EXERCISE REQUIREMENTS
Write the data out again exactly, with no pictures.

SUPPLIED MATERIAL
** BEGIN **

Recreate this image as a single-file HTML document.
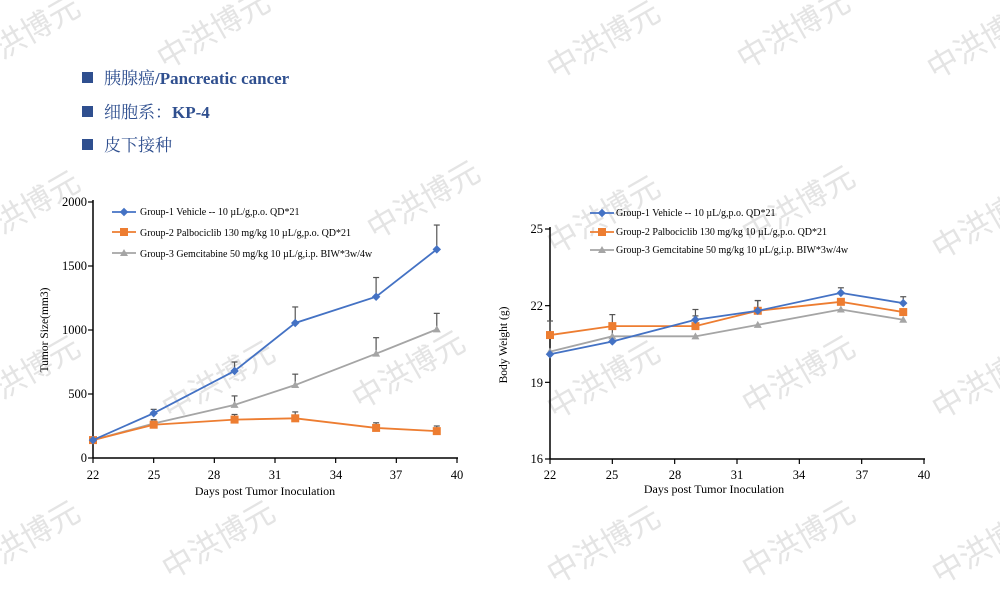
<!DOCTYPE html>
<html><head><meta charset="utf-8"><style>
html,body{margin:0;padding:0;background:#fff;}
body{width:1000px;height:562px;position:relative;overflow:hidden;font-family:"Liberation Serif","Noto Serif CJK SC",serif;}
.b{position:absolute;left:82px;color:#2f4f8f;font-size:17px;font-weight:bold;}
.b .sq{display:inline-block;width:11px;height:11px;background:#2f4f8f;margin-right:11px;vertical-align:1px;}
.b .cj{font-family:"Noto Serif CJK SC","Noto Sans CJK SC",serif;font-weight:normal;}
.wm{position:absolute;font-family:"Noto Sans CJK SC",sans-serif;font-size:31px;color:#e4e4e4;transform:rotate(-30deg);white-space:nowrap;}
svg{position:absolute;left:0;top:0;}
</style></head><body>
<div class="wm" style="left:-40px;top:10px">中洪博元</div>
<div class="wm" style="left:150px;top:5px">中洪博元</div>
<div class="wm" style="left:540px;top:15px">中洪博元</div>
<div class="wm" style="left:730px;top:5px">中洪博元</div>
<div class="wm" style="left:920px;top:15px">中洪博元</div>
<div class="wm" style="left:-40px;top:185px">中洪博元</div>
<div class="wm" style="left:360px;top:175px">中洪博元</div>
<div class="wm" style="left:540px;top:190px">中洪博元</div>
<div class="wm" style="left:735px;top:180px">中洪博元</div>
<div class="wm" style="left:925px;top:195px">中洪博元</div>
<div class="wm" style="left:-40px;top:350px">中洪博元</div>
<div class="wm" style="left:155px;top:355px">中洪博元</div>
<div class="wm" style="left:345px;top:345px">中洪博元</div>
<div class="wm" style="left:540px;top:355px">中洪博元</div>
<div class="wm" style="left:735px;top:350px">中洪博元</div>
<div class="wm" style="left:925px;top:355px">中洪博元</div>
<div class="wm" style="left:-40px;top:515px">中洪博元</div>
<div class="wm" style="left:155px;top:515px">中洪博元</div>
<div class="wm" style="left:540px;top:520px">中洪博元</div>
<div class="wm" style="left:735px;top:515px">中洪博元</div>
<div class="wm" style="left:925px;top:520px">中洪博元</div>

<div class="b" style="top:64px"><span class="sq"></span><span class="cj">胰腺癌</span>/Pancreatic cancer</div>
<div class="b" style="top:98px"><span class="sq"></span><span class="cj">细胞系：</span>KP-4</div>
<div class="b" style="top:131px"><span class="sq"></span><span class="cj">皮下接种</span></div>

<svg id="s" width="1000" height="562" font-family="Liberation Serif, serif" font-size="12">
<g fill="#000">
<text x="48" y="330" transform="rotate(-90 48 330)" font-size="11.5" text-anchor="middle">Tumor Size(mm3)</text>
<text x="265" y="495" text-anchor="middle" font-size="12">Days post Tumor Inoculation</text>
<text x="507" y="345" transform="rotate(-90 507 345)" font-size="11.5" text-anchor="middle">Body Weight (g)</text>
<text x="714" y="493" text-anchor="middle" font-size="12">Days post Tumor Inoculation</text>
<g text-anchor="end" font-size="12.5">
<text x="87" y="462">0</text><text x="87" y="398">500</text><text x="87" y="334">1000</text><text x="87" y="270">1500</text><text x="87" y="206">2000</text>
<text x="543" y="463">16</text><text x="543" y="387">19</text><text x="543" y="310">22</text><text x="543" y="233">25</text>
</g>
<g text-anchor="middle" font-size="12.5">
<text x="93" y="479">22</text><text x="154" y="479">25</text><text x="214" y="479">28</text><text x="275" y="479">31</text><text x="336" y="479">34</text><text x="396" y="479">37</text><text x="457" y="479">40</text>
<text x="550" y="479">22</text><text x="612" y="479">25</text><text x="675" y="479">28</text><text x="737" y="479">31</text><text x="799" y="479">34</text><text x="862" y="479">37</text><text x="924" y="479">40</text>
</g>
<g font-size="10">
<text x="140" y="215">Group-1 Vehicle -- 10 µL/g,p.o. QD*21</text>
<text x="140" y="236">Group-2 Palbociclib 130 mg/kg 10 µL/g,p.o. QD*21</text>
<text x="140" y="257">Group-3 Gemcitabine 50 mg/kg 10 µL/g,i.p. BIW*3w/4w</text>
<text x="616" y="216">Group-1 Vehicle -- 10 µL/g,p.o. QD*21</text>
<text x="616" y="235">Group-2 Palbociclib 130 mg/kg 10 µL/g,p.o. QD*21</text>
<text x="616" y="253">Group-3 Gemcitabine 50 mg/kg 10 µL/g,i.p. BIW*3w/4w</text>
</g>
</g>
<g id="g"></g>
</svg>
<script>
var g=document.getElementById('g'),h='';
function L(x1,y1,x2,y2,c,w){h+='<line x1="'+x1+'" y1="'+y1+'" x2="'+x2+'" y2="'+y2+'" stroke="'+c+'" stroke-width="'+(w||1)+'"/>';}
function mk(x,y,t,c){if(t==0)h+='<rect x="'+(x-3)+'" y="'+(y-3)+'" width="6" height="6" fill="'+c+'" transform="rotate(45 '+x+' '+y+')"/>';
 else if(t==1)h+='<rect x="'+(x-4)+'" y="'+(y-4)+'" width="8" height="8" fill="'+c+'"/>';
 else h+='<polygon points="'+x+','+(y-4)+' '+(x-4)+','+(y+3)+' '+(x+4)+','+(y+3)+'" fill="'+c+'"/>';}
var C=['#4472c4','#ed7d31','#a5a5a5'];
function chart(x0,x1,ymin,ymax,py0,py1,ticks,xt,data,err,lg){
 var X=function(d){return x0+(d-22)*(x1-x0)/18},Y=function(v){return py0+(v-ymin)*(py1-py0)/(ymax-ymin)};
 L(x0,py1-2,x0,py0+0.5,'#000',1.5);L(x0-0.5,py0,x1+1,py0,'#000',1.5);
 ticks.forEach(function(v){L(x0-5,Y(v),x0,Y(v),'#000',1.2)});
 for(var d=22;d<=40;d+=3)L(X(d),py0,X(d),py0+5,'#000',1.2);
 var days=[22,25,29,32,36,39];
 for(var s=0;s<3;s++){
  days.forEach(function(d,i){if(err[s][i]){var xe=X(d),yt=Y(err[s][i]);L(xe,Y(data[s][i]),xe,yt,'#555',1.2);L(xe-3,yt,xe+3,yt,'#555',1.2);}});
 }
 for(var s=2;s>=0;s--){
  var p=days.map(function(d,i){return X(d)+','+Y(data[s][i])}).join(' ');
  h+='<polyline points="'+p+'" fill="none" stroke="'+C[s]+'" stroke-width="1.8"/>';
  days.forEach(function(d,i){mk(X(d),Y(data[s][i]),s,C[s])});
 }
 lg.forEach(function(l,s){L(l[0],l[1],l[0]+24,l[1],C[s],1.8);mk(l[0]+12,l[1],s,C[s]);});
}
chart(93,457,0,2000,458,202,[0,500,1000,1500,2000],0,
 [[140,350,680,1055,1260,1630],[140,260,300,310,235,210],[140,270,415,570,815,1005]],
 [[0,380,750,1180,1410,1820],[0,290,340,360,275,250],[0,300,485,655,940,1130]],
 [[112,212],[112,232],[112,253]]);
chart(550,924,16,25,459,229,[16,19,22,25],0,
 [[20.1,20.6,21.45,21.8,22.5,22.1],[20.85,21.2,21.2,21.8,22.15,21.75],[20.2,20.8,20.8,21.25,21.85,21.45]],
 [[0,21.15,21.85,22.2,22.7,22.35],[21.4,21.65,21.6,22.2,0,0],[0,0,0,0,0,0]],
 [[590,213],[590,232],[590,250]]);
g.innerHTML=h;
</script>
</body></html>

** END **

EXPECTED ANSWER
Recreate this image as a single-file HTML document.
<!DOCTYPE html>
<html><head><meta charset="utf-8"><style>
html,body{margin:0;padding:0;background:#fff;}
body{width:1000px;height:562px;position:relative;overflow:hidden;font-family:"Liberation Serif","Noto Serif CJK SC",serif;}
.b{position:absolute;left:82px;color:#2f4f8f;font-size:17px;font-weight:bold;}
.b .sq{display:inline-block;width:11px;height:11px;background:#2f4f8f;margin-right:11px;vertical-align:1px;}
.b .cj{font-family:"Noto Serif CJK SC","Noto Sans CJK SC",serif;font-weight:normal;}
.wm{position:absolute;font-family:"Noto Sans CJK SC",sans-serif;font-size:31px;color:#e4e4e4;transform:rotate(-30deg);white-space:nowrap;}
svg{position:absolute;left:0;top:0;}
</style></head><body>
<div class="wm" style="left:-40px;top:10px">中洪博元</div>
<div class="wm" style="left:150px;top:5px">中洪博元</div>
<div class="wm" style="left:540px;top:15px">中洪博元</div>
<div class="wm" style="left:730px;top:5px">中洪博元</div>
<div class="wm" style="left:920px;top:15px">中洪博元</div>
<div class="wm" style="left:-40px;top:185px">中洪博元</div>
<div class="wm" style="left:360px;top:175px">中洪博元</div>
<div class="wm" style="left:540px;top:190px">中洪博元</div>
<div class="wm" style="left:735px;top:180px">中洪博元</div>
<div class="wm" style="left:925px;top:195px">中洪博元</div>
<div class="wm" style="left:-40px;top:350px">中洪博元</div>
<div class="wm" style="left:155px;top:355px">中洪博元</div>
<div class="wm" style="left:345px;top:345px">中洪博元</div>
<div class="wm" style="left:540px;top:355px">中洪博元</div>
<div class="wm" style="left:735px;top:350px">中洪博元</div>
<div class="wm" style="left:925px;top:355px">中洪博元</div>
<div class="wm" style="left:-40px;top:515px">中洪博元</div>
<div class="wm" style="left:155px;top:515px">中洪博元</div>
<div class="wm" style="left:540px;top:520px">中洪博元</div>
<div class="wm" style="left:735px;top:515px">中洪博元</div>
<div class="wm" style="left:925px;top:520px">中洪博元</div>

<div class="b" style="top:64px"><span class="sq"></span><span class="cj">胰腺癌</span>/Pancreatic cancer</div>
<div class="b" style="top:98px"><span class="sq"></span><span class="cj">细胞系：</span>KP-4</div>
<div class="b" style="top:131px"><span class="sq"></span><span class="cj">皮下接种</span></div>

<svg id="s" width="1000" height="562" font-family="Liberation Serif, serif" font-size="12">
<g fill="#000">
<text x="48" y="330" transform="rotate(-90 48 330)" font-size="11.5" text-anchor="middle">Tumor Size(mm3)</text>
<text x="265" y="495" text-anchor="middle" font-size="12">Days post Tumor Inoculation</text>
<text x="507" y="345" transform="rotate(-90 507 345)" font-size="11.5" text-anchor="middle">Body Weight (g)</text>
<text x="714" y="493" text-anchor="middle" font-size="12">Days post Tumor Inoculation</text>
<g text-anchor="end" font-size="12.5">
<text x="87" y="462">0</text><text x="87" y="398">500</text><text x="87" y="334">1000</text><text x="87" y="270">1500</text><text x="87" y="206">2000</text>
<text x="543" y="463">16</text><text x="543" y="387">19</text><text x="543" y="310">22</text><text x="543" y="233">25</text>
</g>
<g text-anchor="middle" font-size="12.5">
<text x="93" y="479">22</text><text x="154" y="479">25</text><text x="214" y="479">28</text><text x="275" y="479">31</text><text x="336" y="479">34</text><text x="396" y="479">37</text><text x="457" y="479">40</text>
<text x="550" y="479">22</text><text x="612" y="479">25</text><text x="675" y="479">28</text><text x="737" y="479">31</text><text x="799" y="479">34</text><text x="862" y="479">37</text><text x="924" y="479">40</text>
</g>
<g font-size="10">
<text x="140" y="215">Group-1 Vehicle -- 10 µL/g,p.o. QD*21</text>
<text x="140" y="236">Group-2 Palbociclib 130 mg/kg 10 µL/g,p.o. QD*21</text>
<text x="140" y="257">Group-3 Gemcitabine 50 mg/kg 10 µL/g,i.p. BIW*3w/4w</text>
<text x="616" y="216">Group-1 Vehicle -- 10 µL/g,p.o. QD*21</text>
<text x="616" y="235">Group-2 Palbociclib 130 mg/kg 10 µL/g,p.o. QD*21</text>
<text x="616" y="253">Group-3 Gemcitabine 50 mg/kg 10 µL/g,i.p. BIW*3w/4w</text>
</g>
</g>
<g id="g"></g>
</svg>
<script>
var g=document.getElementById('g'),h='';
function L(x1,y1,x2,y2,c,w){h+='<line x1="'+x1+'" y1="'+y1+'" x2="'+x2+'" y2="'+y2+'" stroke="'+c+'" stroke-width="'+(w||1)+'"/>';}
function mk(x,y,t,c){if(t==0)h+='<rect x="'+(x-3)+'" y="'+(y-3)+'" width="6" height="6" fill="'+c+'" transform="rotate(45 '+x+' '+y+')"/>';
 else if(t==1)h+='<rect x="'+(x-4)+'" y="'+(y-4)+'" width="8" height="8" fill="'+c+'"/>';
 else h+='<polygon points="'+x+','+(y-4)+' '+(x-4)+','+(y+3)+' '+(x+4)+','+(y+3)+'" fill="'+c+'"/>';}
var C=['#4472c4','#ed7d31','#a5a5a5'];
function chart(x0,x1,ymin,ymax,py0,py1,ticks,xt,data,err,lg){
 var X=function(d){return x0+(d-22)*(x1-x0)/18},Y=function(v){return py0+(v-ymin)*(py1-py0)/(ymax-ymin)};
 L(x0,py1-2,x0,py0+0.5,'#000',1.5);L(x0-0.5,py0,x1+1,py0,'#000',1.5);
 ticks.forEach(function(v){L(x0-5,Y(v),x0,Y(v),'#000',1.2)});
 for(var d=22;d<=40;d+=3)L(X(d),py0,X(d),py0+5,'#000',1.2);
 var days=[22,25,29,32,36,39];
 for(var s=0;s<3;s++){
  days.forEach(function(d,i){if(err[s][i]){var xe=X(d),yt=Y(err[s][i]);L(xe,Y(data[s][i]),xe,yt,'#555',1.2);L(xe-3,yt,xe+3,yt,'#555',1.2);}});
 }
 for(var s=2;s>=0;s--){
  var p=days.map(function(d,i){return X(d)+','+Y(data[s][i])}).join(' ');
  h+='<polyline points="'+p+'" fill="none" stroke="'+C[s]+'" stroke-width="1.8"/>';
  days.forEach(function(d,i){mk(X(d),Y(data[s][i]),s,C[s])});
 }
 lg.forEach(function(l,s){L(l[0],l[1],l[0]+24,l[1],C[s],1.8);mk(l[0]+12,l[1],s,C[s]);});
}
chart(93,457,0,2000,458,202,[0,500,1000,1500,2000],0,
 [[140,350,680,1055,1260,1630],[140,260,300,310,235,210],[140,270,415,570,815,1005]],
 [[0,380,750,1180,1410,1820],[0,290,340,360,275,250],[0,300,485,655,940,1130]],
 [[112,212],[112,232],[112,253]]);
chart(550,924,16,25,459,229,[16,19,22,25],0,
 [[20.1,20.6,21.45,21.8,22.5,22.1],[20.85,21.2,21.2,21.8,22.15,21.75],[20.2,20.8,20.8,21.25,21.85,21.45]],
 [[0,21.15,21.85,22.2,22.7,22.35],[21.4,21.65,21.6,22.2,0,0],[0,0,0,0,0,0]],
 [[590,213],[590,232],[590,250]]);
g.innerHTML=h;
</script>
</body></html>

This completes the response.